I hope it’s not too terribly pretentious to declare I have always been a writer.

Since I was a little kid, I’ve been pulling stories out of my imagination and transferring them to paper. I can recall endless weekends at my grandparents’ lake house in the summer time; when every other red-blooded American child would be out splashing in the water and sunshine, I was curled up in a chair in front of my grandmother’s old computer (this is circa early 90’s, so use your imagination when picturing what that beast of a machine looked and acted like, DOS and all), clattering away on the keys, bringing characters and their motivations to life, and printing their sagas out on the glorious dot-matrix printer. You know what those looked like, too, I’d bet, with the perforated paper and the border pieces you’d tear off? Glorious.

I digress. I escaped into my brain often as a child, for the sheer enjoyment of it, and what emerged was usually entertained by my parents, my grandmother, and other members of my family. My grandmother, in particular, was a cheerleader to my writing, and I have appreciated her support in the years since.

In seventh grade, I wrote a short story for an English class assignment, a five-page requirement that turned quickly into twenty pages of what has since become my novel. After returning our assignments the next day, my English teacher, Mr. Kotsonas, pulled me aside. I thought I was in trouble, as I was frequently doodling or writing in my notebook when I was supposed to be paying attention.

Mr. Kotsonas pointed to the document I was clutching in my hand. “That, Jennifer,” he said, “Is what you should be doing when you’re an adult.”

“Mr. Kotsonas, I didn’t mean to… what?”

He pointed again. “That,” he said again. “Don’t stop working on that. Keep that up.”

He was a gruff man, my English teacher. But I have never forgotten those words. And he has earned a place on the dedication page for the novel I haven’t stopped working on since I received an A for that short story. The story that sparked something in an old man trying to teach grammar to seventh graders. I want him to be right about this. About me.

In any case, however many years later it is, I am quite ready to make something happen. I have experienced droughts along the way, in my creativity and in my resolve, draft after draft rewritten as my burgeoning voice waxed and waned, but meandering through this process has resulted in my first novel, Tsidyon, which is now 80% completed.
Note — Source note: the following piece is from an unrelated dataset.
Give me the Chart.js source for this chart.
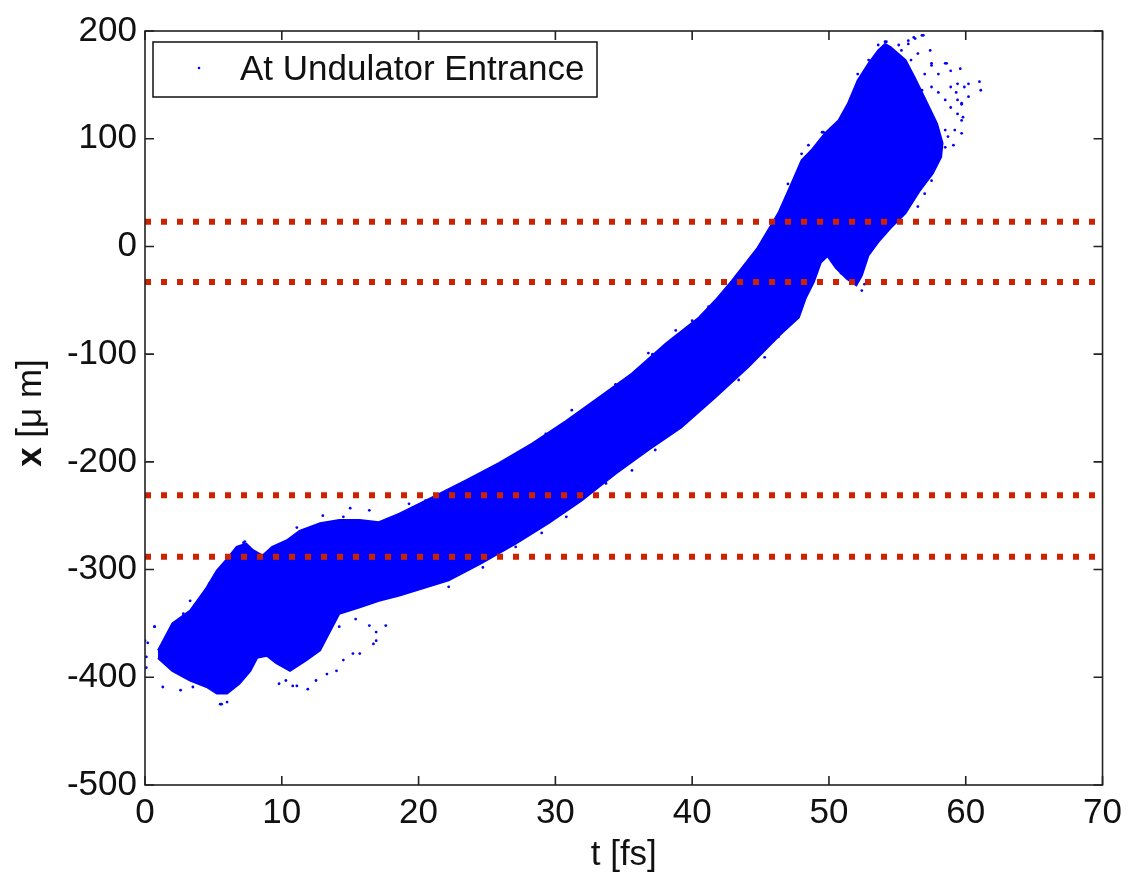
<!DOCTYPE html>
<html>
<head>
<meta charset="utf-8">
<script src="https://cdn.jsdelivr.net/npm/chart.js@4.4.0/dist/chart.umd.min.js"></script>
<style>
  html, body { margin: 0; padding: 0; background: #fff; }
</style>
</head>
<body>
<canvas id="c" width="1129" height="882"></canvas>
<script>
// outline of the dense particle band (t in fs, x in um)
const bandT = [0.95, 2.0, 3.3, 4.5, 5.25, 6.0, 6.7, 7.4, 7.9, 8.6, 9.3, 10.35, 11.3, 12.8, 14.2, 15.7, 17.1, 18.6,
  21.0, 23.5, 25.9, 28.3, 30.8, 33.2, 35.6, 38.1, 40.5, 41.7, 42.9, 44.8, 46.3, 47.25, 48.0, 48.7, 49.7, 50.7,
  51.4, 52.1, 52.9, 53.6, 54.1, 54.5, 55.6, 56.3, 57.1, 57.9, 58.3, 58.2, 57.6, 56.6, 55.6, 54.5, 53.6, 52.9, 52.4,
  52.0, 51.3, 50.5, 49.9, 49.4, 48.9, 48.3,
  47.8, 46.5, 44.1, 41.7, 39.2, 36.8, 34.4, 31.9, 29.5, 27.1, 24.6, 22.2, 18.6, 17.1, 15.7, 14.2, 13.5, 12.8,
  11.8, 10.6, 9.6, 8.9, 8.2, 7.7, 6.9, 6.0, 5.25, 4.5, 3.3, 2.0, 0.95];
const bandX = [-375, -350, -338, -317, -301, -290, -279, -276, -282, -287, -279, -273, -264, -257, -254, -254, -256, -248,
  -233, -217, -201, -183, -162, -140, -118, -90, -66, -50, -32, -1, 31, 58, 80, 89, 105, 117,
  133, 154, 170, 182, 188, 185, 173, 156, 135, 114, 96, 83, 68, 51, 31, 17, 4, -8, -27,
  -36, -30, -20, -9, -15, -33, -48,
  -66, -81, -112, -140, -168, -189, -211, -236, -257, -276, -294, -310, -324, -329, -335, -341, -358, -375,
  -384, -394, -387, -380, -382, -394, -406, -415, -415, -409, -403, -394, -382];

// sparse particles round the dense band
const strayT = [0.1, 0.2, 0.7, 1.3, 2.6, 5.6, 6.0, 9.8, 10.8, 11.9, 12.5, 14.0, 15.7, 16.9, 17.6, 7.3, 29.0, 35.6, 43.4,
  24.4, 31.2, 36.8, 38.8, 47.0, 48.0, 49.6, 53.7, 54.2, 55.1, 55.8, 56.2, 56.9, 57.4, 57.5, 58.0, 58.6, 58.9, 59.3,
  59.4, 59.6, 59.7, 59.8, 59.7, 60.2, 61.0, 61.1, 59.1, 58.5, 58.2, 57.5, 56.0, 55.1, 54.1, 52.6, 52.4, 51.6, 50.9,
  56.3, 56.8, 57.5, 58.0, 58.5, 58.9, 59.4, 59.7, 59.2, 58.7, 58.5, 58.0, 57.7, 57.5, 57.0, 56.5, 57.0, 57.5, 58.5,
  58.9, 59.4, 59.9, 60.2, 59.7, 55.8, 56.3, 56.8, 55.3, 55.5, 56.0, 56.5,
  19.3, 20.5, 23.2, 26.6, 29.3, 33.7, 34.4, 37.1, 40.0, 41.2,
  22.2, 24.7, 27.1, 30.8, 33.7, 37.3, 40.5, 45.3, 46.3,
  0.0, 0.7, 0.1, 3.5, 5.5, 8.9, 10.3, 11.1, 13.3, 14.5, 15.2, 16.7, 16.9, 16.4, 15.4, 14.2, 13.3,
  3.3, 2.8, 2.1, 4.7, 7.2, 11.1, 13.0, 14.5, 15.0, 16.4,
  48.5, 49.5, 52.1, 52.9, 53.6, 54.1];
const strayX = [-381, -368, -353, -409, -412, -425, -423, -406, -408, -411, -403, -394, -378, -366, -352, -274, -266, -208, -124,
  -213, -152, -99, -78, 58, 86, 106, 182, 190, 187, 191, 194, 196, 182, 168, 160, 170, 148, 143,
  136, 165, 132, 120, 105, 151, 153, 145, 94, 108, 95, 74, 49, 24, 12, -35, -41, -32, -25,
  139, 145, 148, 143, 136, 129, 123, 117, 108, 102, 92, 83, 74, 61, 49, 37, 160, 170, 170,
  163, 151, 148, 139, 133, 188, 193, 196, 182, 167, 173, 179,
  -239, -236, -220, -197, -174, -137, -128, -100, -69, -56,
  -316, -298, -279, -251, -220, -189, -152, -103, -84,
  -366, -353, -391, -409, -425, -380, -403, -408, -397, -384, -378, -369, -358, -352, -346, -353, -353,
  -329, -341, -350, -313, -275, -261, -250, -251, -243, -245,
  94, 106, 160, 173, 187, 190];

// red dotted reference levels
const cutLevels = [23, -33, -231, -288];

const tTicks = [0, 10, 20, 30, 40, 50, 60, 70];
const xTicks = [200, 100, 0, -100, -200, -300, -400, -500];

const seriesLabel = 'At Undulator Entrance';
const fontFamily = '"Liberation Sans", Arial, Helvetica, sans-serif';
const fontSize = 35;

const toPoints = (ts, xs) => ts.map((t, i) => ({ x: t, y: xs[i] }));

const datasets = [{
  label: seriesLabel,
  data: toPoints(bandT, bandX),
  showLine: true,
  fill: 'shape',
  backgroundColor: '#0000ff',
  borderColor: '#0000ff',
  borderWidth: 2,
  pointRadius: 0,
  tension: 0,
  order: 2
}, {
  label: 'stray',
  data: toPoints(strayT, strayX),
  backgroundColor: '#0000ff',
  borderColor: '#0000ff',
  pointRadius: 1.4,
  borderWidth: 0,
  order: 2
}];
cutLevels.forEach(lvl => {
  datasets.push({
    label: 'cut ' + lvl,
    data: [{ x: 0, y: lvl }, { x: 70, y: lvl }],
    showLine: true,
    borderColor: '#cc2200',
    borderWidth: 6,
    borderDash: [6, 10],
    borderCapStyle: 'butt',
    pointRadius: 0,
    fill: false,
    order: 0
  });
});

// box around the axes with inward ticks on all four sides (matlab style)
const framePlugin = {
  id: 'frame',
  afterDatasetsDraw(chart) {
    const { ctx, chartArea: a, scales } = chart;
    ctx.save();
    ctx.strokeStyle = '#222';
    ctx.lineWidth = 1.6;
    ctx.strokeRect(a.left, a.top, a.right - a.left, a.bottom - a.top);
    const len = 9;
    ctx.beginPath();
    tTicks.forEach(t => {
      const px = scales.x.getPixelForValue(t);
      ctx.moveTo(px, a.bottom); ctx.lineTo(px, a.bottom - len);
      ctx.moveTo(px, a.top); ctx.lineTo(px, a.top + len);
    });
    xTicks.forEach(v => {
      const py = scales.y.getPixelForValue(v);
      ctx.moveTo(a.left, py); ctx.lineTo(a.left + len, py);
      ctx.moveTo(a.right, py); ctx.lineTo(a.right - len, py);
    });
    ctx.stroke();

    // legend box in the upper left corner
    const lx = a.left + 8, ly = a.top + 11, lw = 444, lh = 55;
    ctx.fillStyle = '#fff';
    ctx.fillRect(lx, ly, lw, lh);
    ctx.lineWidth = 1.5;
    ctx.strokeStyle = '#111';
    ctx.strokeRect(lx, ly, lw, lh);
    ctx.fillStyle = '#0000ff';
    ctx.beginPath();
    ctx.arc(lx + 46, ly + 26, 1.3, 0, Math.PI * 2);
    ctx.fill();
    ctx.fillStyle = '#111';
    ctx.font = fontSize + 'px ' + fontFamily;
    ctx.textBaseline = 'middle';
    ctx.textAlign = 'left';
    ctx.fillText(seriesLabel, lx + 87, ly + 28);

    // y axis title: bold x then the unit
    ctx.translate(31, 413);
    ctx.rotate(-Math.PI / 2);
    ctx.textBaseline = 'middle';
    ctx.font = 'bold ' + fontSize + 'px ' + fontFamily;
    const w1 = ctx.measureText('x').width;
    ctx.font = fontSize + 'px ' + fontFamily;
    const rest = ' [\u03bc m]';
    const w2 = ctx.measureText(rest).width;
    const sx = -(w1 + w2) / 2;
    ctx.font = 'bold ' + fontSize + 'px ' + fontFamily;
    ctx.fillText('x', sx, 0);
    ctx.font = fontSize + 'px ' + fontFamily;
    ctx.fillText(rest, sx + w1, 0);
    ctx.restore();
  }
};

new Chart(document.getElementById('c'), {
  type: 'scatter',
  data: { datasets },
  options: {
    responsive: false,
    animation: false,
    devicePixelRatio: 1,
    layout: { padding: { top: 31, right: 24, left: 0, bottom: 0 } },
    plugins: {
      legend: { display: false },
      tooltip: { enabled: false }
    },
    scales: {
      x: {
        type: 'linear',
        min: 0,
        max: 70,
        afterFit: s => { s.height = 97; },
        afterBuildTicks: s => { s.ticks = tTicks.map(v => ({ value: v })); },
        grid: { display: false, drawTicks: false },
        border: { display: false },
        ticks: { color: '#111', padding: 7, font: { family: fontFamily, size: fontSize } },
        title: {
          display: true,
          text: 't [fs]',
          color: '#111',
          padding: { top: 0, bottom: 6 },
          font: { family: fontFamily, size: fontSize }
        }
      },
      y: {
        type: 'linear',
        min: -500,
        max: 200,
        afterFit: s => { s.width = 145; },
        afterBuildTicks: s => { s.ticks = xTicks.map(v => ({ value: v })); },
        grid: { display: false, drawTicks: false },
        border: { display: false },
        ticks: { color: '#111', padding: 8, font: { family: fontFamily, size: fontSize } }
      }
    }
  },
  plugins: [framePlugin]
});
</script>
</body>
</html>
Tsidyon is a coming-of-age story, an adventure 051314_TSIDYON_FINAL 1story, that takes place in a fantastical world where magic is entwined with historical fact. It is a story of love, and loss, and growth and redemption. The two main characters, Tristan and Sebeyna, have led ordinary lives until they find themselves at the epicenter of a changing world, as their homeland is thrust into war where the odds are decidedly against them. To survive, the ordinary must become extraordinary. And the future of everything rests on an ancient secret that has been carefully guarded — and a secret that has been kept by Sebeyna herself, from all who love her — and that will change the course of their lives forever.

So there’s my pitch. 🙂 The novel still needs some work (the writing style definitely reflects my younger age in places) but I have lived with these characters for years, and I know them intimately. It sounds cliche, but we’ve laughed and cried together, experiencing the same joys, sorrows and comforts together. I’ve seen them through their best and worst times, and they’ve somehow returned the favor. It’s a peculiar happenstance that only writers can understand, and because of it, I won’t let them down.

untitledA note about publishing. One of my biggest obstacles (and over the years, it’s become a very real mental roadblock as well), has been the daunting idea of trying to publish via the traditional route. Agents, query letters, REJECTION letters, the bureaucratic red tape that perpetually surrounds the publishing giants that chew up and spit out little aspiring authors like me. The suffocating impossibility of it all led to some very real doubts that I’d ever be able to publish in the traditional sphere.

And then the self-publishing movement exploded. And here we are.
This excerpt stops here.